Set task:
Starting from the top of the material, restate each line exactly until the line that contains "Dados ------------ //", which is also copied. Pictures are excluded.

Supplied data:
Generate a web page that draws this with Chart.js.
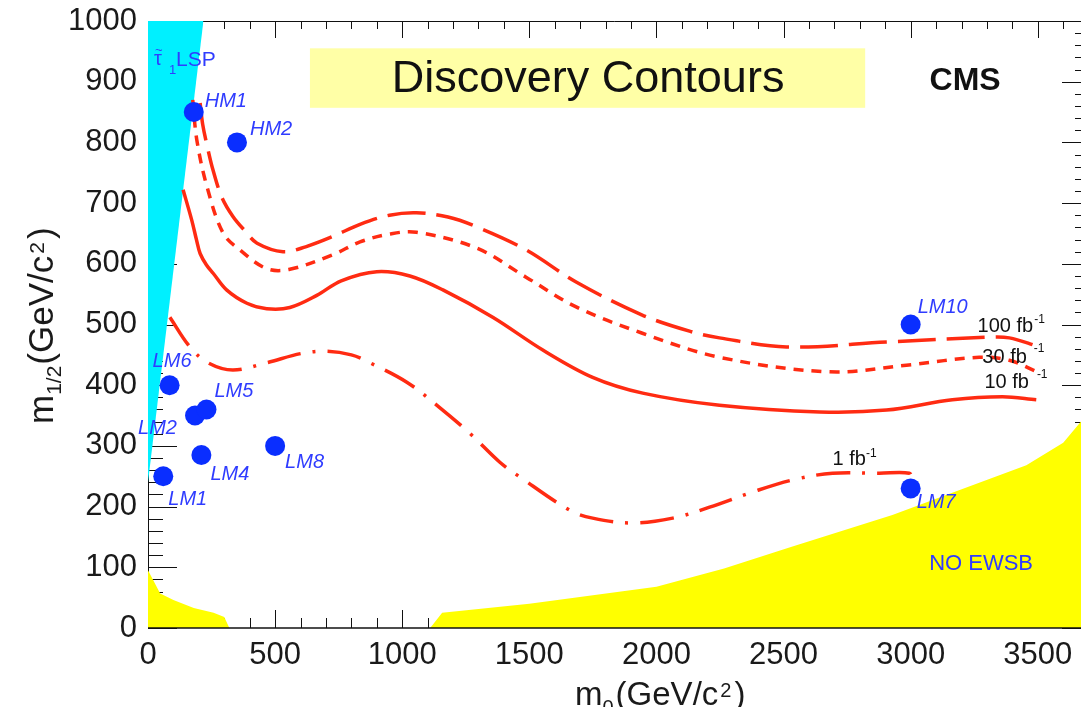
<!DOCTYPE html>
<html>
<head>
<meta charset="utf-8">
<script src="https://cdn.jsdelivr.net/npm/chart.js@4.4.0/dist/chart.umd.min.js"></script>
<style>
  html, body { margin: 0; padding: 0; background: #fff; overflow: hidden; }
</style>
</head>
<body>
<canvas id="grafico" width="1081" height="707"></canvas>
<script>
// ------------ Dados ------------ //

// contorno 100 fb-1 (tracejado longo)
var c100_m0  = [205, 215, 235, 256, 290, 334, 380, 429, 531, 620, 727, 834, 950, 1056, 1180, 1292, 1487, 1684, 1942, 2138, 2248, 2512, 2905, 3298, 3388, 3500];
var c100_m12 = [865, 830, 790, 754, 710, 678, 655, 634, 620, 628, 645, 665, 680, 684, 677, 661, 623, 570, 516, 488, 478, 463, 471, 479, 478, 464];

// contorno 30 fb-1 (tracejado curto)
var c30_m0  = [176, 192, 232, 295, 361, 467, 558, 727, 834, 950, 1056, 1292, 1487, 1684, 1942, 2248, 2680, 2983, 3270, 3388, 3498];
var c30_m12 = [870, 804, 727, 651, 623, 592, 591, 615, 636, 649, 652, 626, 578, 529, 486, 446, 422, 433, 446, 441, 422];

// contorno 10 fb-1 (linha cheia)
var c10_m0  = [138, 172, 191, 205, 230, 257, 309, 389, 467, 558, 664, 760, 900, 1030, 1160, 1356, 1553, 1749, 1946, 2248, 2642, 2905, 3164, 3361, 3494];
var c10_m12 = [722, 672, 639, 617, 598, 584, 557, 535, 526, 528, 548, 572, 587, 580, 557, 512, 458, 413, 387, 367, 356, 359, 376, 381, 376];

// contorno 1 fb-1 (traco-ponto)
var c1_m0  = [86, 165, 236, 334, 467, 600, 700, 800, 873, 1018, 1145, 1265, 1384, 1462, 1659, 1749, 1906, 2064, 2209, 2378, 2536, 2693, 2877, 2995, 3005];
var c1_m12 = [512, 463, 437, 425, 437, 452, 456, 450, 437, 405, 364, 321, 273, 249, 194, 181, 173, 181, 199, 224, 244, 255, 255, 255, 245];

// regiao stau LSP (ciano)
var stau_m0  = [0, 218];
var stau_m12 = [240, 1000];

// regioes sem EWSB (amarelo)
var ewsbA_m0  = [0, 48, 100, 180, 258, 300, 320];
var ewsbA_m12 = [95, 57, 46, 33, 25, 18, 0];
var ewsbB_m0  = [1110, 1157, 1500, 2000, 2266, 2532, 2928, 3190, 3455, 3600, 3670];
var ewsbB_m12 = [0, 25, 40, 68, 98, 134, 186, 227, 268, 305, 340];

// pontos de referencia
var pontos_nome = ['LM1', 'LM2', 'LM4', 'LM5', 'LM6', 'LM7', 'LM8', 'LM10', 'HM1', 'HM2'];
var pontos_m0   = [60, 185, 210, 230, 85, 3000, 500, 3000, 180, 350];
var pontos_m12  = [250, 350, 285, 360, 400, 230, 300, 500, 850, 800];

// ticks
var ticks_m0  = [0, 500, 1000, 1500, 2000, 2500, 3000, 3500];
var ticks_m12 = [0, 100, 200, 300, 400, 500, 600, 700, 800, 900, 1000];

function juntar(xs, ys) {
    return xs.map(function (v, i) { return { x: v, y: ys[i] }; });
}

var FONTE = '"Liberation Sans", Arial, Helvetica, sans-serif';
var VERMELHO = '#ff2b12';
var AZUL = '#0a2eff';
var AZUL_TXT = '#2f3cff';

// ------------ Marcas dos eixos (por baixo das regioes) ------------ //

var marcasEixos = {
    id: 'marcasEixos',
    beforeDatasetsDraw: function (chart) {
        var ctx = chart.ctx, a = chart.chartArea, sx = chart.scales.x, sy = chart.scales.y;
        ctx.save();
        ctx.strokeStyle = '#111';
        ctx.lineWidth = 1;
        ctx.beginPath();
        ctx.moveTo(a.left + 0.5, a.bottom);
        ctx.lineTo(a.left + 0.5, a.top + 0.5);
        ctx.lineTo(a.right, a.top + 0.5);
        for (var v = 0; v <= sx.max; v += 100) {
            var px = Math.round(sx.getPixelForValue(v)) + 0.5;
            var maior = v % 500 === 0;
            ctx.moveTo(px, a.bottom);
            ctx.lineTo(px, a.bottom - (maior ? 18 : 10));
            ctx.moveTo(px, a.top);
            ctx.lineTo(px, a.top + (maior ? 17 : 8));
        }
        for (var w = 0; w <= sy.max; w += 20) {
            var py = Math.round(sy.getPixelForValue(w)) + 0.5;
            var grande = w % 100 === 0;
            ctx.moveTo(a.left, py);
            ctx.lineTo(a.left + (grande ? 29 : 15), py);
            ctx.moveTo(a.right, py);
            ctx.lineTo(a.right - (grande ? 19 : 6), py);
        }
        ctx.stroke();
        ctx.restore();
    },
    afterDatasetsDraw: function (chart) {
        var ctx = chart.ctx, a = chart.chartArea;
        ctx.save();
        ctx.strokeStyle = '#111';
        ctx.lineWidth = 1.5;
        ctx.beginPath();
        ctx.moveTo(a.left, a.bottom);
        ctx.lineTo(a.right, a.bottom);
        ctx.stroke();
        ctx.restore();
    }
};

// ------------ Textos e rotulos ------------ //

// deslocamento do rotulo em relacao ao ponto (px)
var rotuloDesloc = {
    LM1: [5, 29], LM2: [-57, 18], LM4: [9, 25], LM5: [8, -12], LM6: [-17, -18],
    LM7: [6, 20], LM8: [10, 22], LM10: [7, -12], HM1: [11, -5], HM2: [13, -7]
};

function textoComExpoente(ctx, base, exp, x, y, tam, sobe, espaco) {
    ctx.font = tam + 'px ' + FONTE;
    ctx.textAlign = 'left';
    ctx.fillText(base, x, y);
    var w = ctx.measureText(base).width;
    ctx.font = Math.round(tam * 0.62) + 'px ' + FONTE;
    ctx.fillText(exp, x + w + (espaco || 0), y - sobe);
}

var textos = {
    id: 'textos',
    afterDatasetsDraw: function (chart) {
        var ctx = chart.ctx, sx = chart.scales.x, sy = chart.scales.y;
        var X = function (v) { return sx.getPixelForValue(v); };
        var Y = function (v) { return sy.getPixelForValue(v); };
        ctx.save();
        ctx.textBaseline = 'alphabetic';

        // caixa do titulo
        ctx.fillStyle = '#ffffa6';
        ctx.fillRect(X(637), Y(955), X(2821) - X(637), Y(857) - Y(955));
        ctx.fillStyle = '#111';
        ctx.font = '45px ' + FONTE;
        ctx.textAlign = 'center';
        ctx.fillText('Discovery Contours', X(1731), Y(883));

        ctx.font = 'bold 32px ' + FONTE;
        ctx.fillText('CMS', X(3214), Y(886));

        // luminosidades
        ctx.fillStyle = '#111';
        textoComExpoente(ctx, '100 fb', '-1', X(3263), Y(488), 20, 9, 1);
        textoComExpoente(ctx, '30 fb', '-1', X(3282), Y(437), 20, 11, 7);
        textoComExpoente(ctx, '10 fb', '-1', X(3290), Y(395), 20, 10, 8);
        textoComExpoente(ctx, '1 fb', '-1', X(2693), Y(269), 20, 8, 0);

        // stau LSP
        ctx.fillStyle = AZUL_TXT;
        ctx.font = '20px ' + FONTE;
        ctx.textAlign = 'left';
        var tx = X(24), ty = Y(927);
        ctx.fillText('\u03c4', tx, ty);
        ctx.font = '13px ' + FONTE;
        ctx.fillText('~', tx + 1, ty - 11);
        ctx.fillText('1', tx + 15, ty + 9);
        ctx.font = '21px ' + FONTE;
        ctx.fillText('LSP', tx + 22, ty + 1);

        // NO EWSB
        ctx.font = '22px ' + FONTE;
        ctx.textAlign = 'center';
        ctx.fillText('NO EWSB', X(3277), Y(96));

        // nomes dos pontos
        ctx.font = 'italic 20px ' + FONTE;
        ctx.textAlign = 'left';
        pontos_nome.forEach(function (n, i) {
            var d = rotuloDesloc[n];
            ctx.fillText(n, X(pontos_m0[i]) + d[0], Y(pontos_m12[i]) + d[1]);
        });
        ctx.restore();
    },
    afterDraw: function (chart) {
        var ctx = chart.ctx;
        ctx.save();
        ctx.fillStyle = '#1a1a1a';
        ctx.textAlign = 'left';
        ctx.textBaseline = 'alphabetic';

        // titulo do eixo x: m0(GeV/c2)
        var x = 575, y = 705;
        ctx.font = '33px ' + FONTE;
        ctx.fillText('m', x, y); x += ctx.measureText('m').width;
        ctx.font = '20px ' + FONTE;
        ctx.fillText('0', x, y + 9); x += ctx.measureText('0').width + 2;
        ctx.font = '33px ' + FONTE;
        ctx.fillText('(GeV/c', x, y); x += ctx.measureText('(GeV/c').width + 2;
        ctx.font = '20px ' + FONTE;
        ctx.fillText('2', x, y - 8); x += ctx.measureText('2').width + 3;
        ctx.font = '33px ' + FONTE;
        ctx.fillText(')', x, y);

        // titulo do eixo y: m1/2(GeV/c2)
        ctx.translate(53, 424);
        ctx.rotate(-Math.PI / 2);
        x = 0; y = 0;
        ctx.font = '35px ' + FONTE;
        ctx.fillText('m', x, y); x += ctx.measureText('m').width;
        ctx.font = '21px ' + FONTE;
        ctx.fillText('1/2', x, y + 8); x += ctx.measureText('1/2').width + 1;
        ctx.font = '35px ' + FONTE;
        ctx.fillText('(GeV/c', x, y); x += ctx.measureText('(GeV/c').width + 2;
        ctx.font = '21px ' + FONTE;
        ctx.fillText('2', x, y - 9); x += ctx.measureText('2').width + 3;
        ctx.font = '35px ' + FONTE;
        ctx.fillText(')', x, y);
        ctx.restore();
    }
};

// ------------ Grafico ------------ //

function contorno(xs, ys, tracejado) {
    return {
        data: juntar(xs, ys),
        showLine: true,
        borderColor: VERMELHO,
        borderWidth: 3.5,
        borderDash: tracejado,
        borderCapStyle: 'butt',
        tension: 0.35,
        pointRadius: 0,
        fill: false,
        order: 2
    };
}

function regiao(xs, ys, cor, alvo) {
    return {
        data: juntar(xs, ys),
        showLine: true,
        borderWidth: 0,
        borderColor: cor,
        backgroundColor: cor,
        pointRadius: 0,
        tension: 0,
        fill: alvo,
        order: 3
    };
}

// eixo com tamanho fixo e sem folga extra para os rotulos
function semFolga(s) {
    s.paddingTop = 0;
    s.paddingBottom = 0;
    s.paddingLeft = 0;
    s.paddingRight = 0;
}

var ctx = document.getElementById('grafico').getContext('2d');
var grafico = new Chart(ctx, {
    type: 'scatter',
    data: {
        datasets: [
            regiao(stau_m0, stau_m12, '#00f0ff', 'end'),
            regiao(ewsbA_m0, ewsbA_m12, '#ffff00', 'origin'),
            regiao(ewsbB_m0, ewsbB_m12, '#ffff00', 'origin'),
            contorno(c100_m0, c100_m12, [38, 11]),
            contorno(c30_m0, c30_m12, [10, 8]),
            contorno(c10_m0, c10_m12, []),
            contorno(c1_m0, c1_m12, [34, 12, 3, 12]),
            {
                data: juntar(pontos_m0, pontos_m12),
                pointRadius: 10,
                pointBackgroundColor: AZUL,
                pointBorderWidth: 0,
                order: 1
            }
        ]
    },
    options: {
        responsive: false,
        animation: false,
        events: [],
        layout: { autoPadding: false, padding: { top: 21, right: 0, left: 0, bottom: 0 } },
        plugins: {
            legend: { display: false },
            tooltip: { enabled: false }
        },
        scales: {
            x: {
                type: 'linear',
                min: 0,
                max: 3670,
                grid: { display: false, drawTicks: false },
                border: { display: false },
                ticks: {
                    font: { family: FONTE, size: 31 },
                    color: '#1a1a1a',
                    padding: 9,
                    maxRotation: 0,
                    callback: function (v) { return String(v); }
                },
                afterBuildTicks: function (s) {
                    s.ticks = ticks_m0.map(function (v) { return { value: v }; });
                },
                afterFit: function (s) { s.height = 79; semFolga(s); }
            },
            y: {
                type: 'linear',
                min: 0,
                max: 1000,
                grid: { display: false, drawTicks: false },
                border: { display: false },
                ticks: {
                    font: { family: FONTE, size: 31 },
                    color: '#1a1a1a',
                    padding: 11,
                    callback: function (v) { return String(v); }
                },
                afterBuildTicks: function (s) {
                    s.ticks = ticks_m12.map(function (v) { return { value: v }; });
                },
                afterFit: function (s) { s.width = 148; semFolga(s); }
            }
        }
    },
    plugins: [marcasEixos, textos]
});
</script>
</body>
</html>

Solution to the problem:
Generate a web page that draws this with Chart.js.
<!DOCTYPE html>
<html>
<head>
<meta charset="utf-8">
<script src="https://cdn.jsdelivr.net/npm/chart.js@4.4.0/dist/chart.umd.min.js"></script>
<style>
  html, body { margin: 0; padding: 0; background: #fff; overflow: hidden; }
</style>
</head>
<body>
<canvas id="grafico" width="1081" height="707"></canvas>
<script>
// ------------ Dados ------------ //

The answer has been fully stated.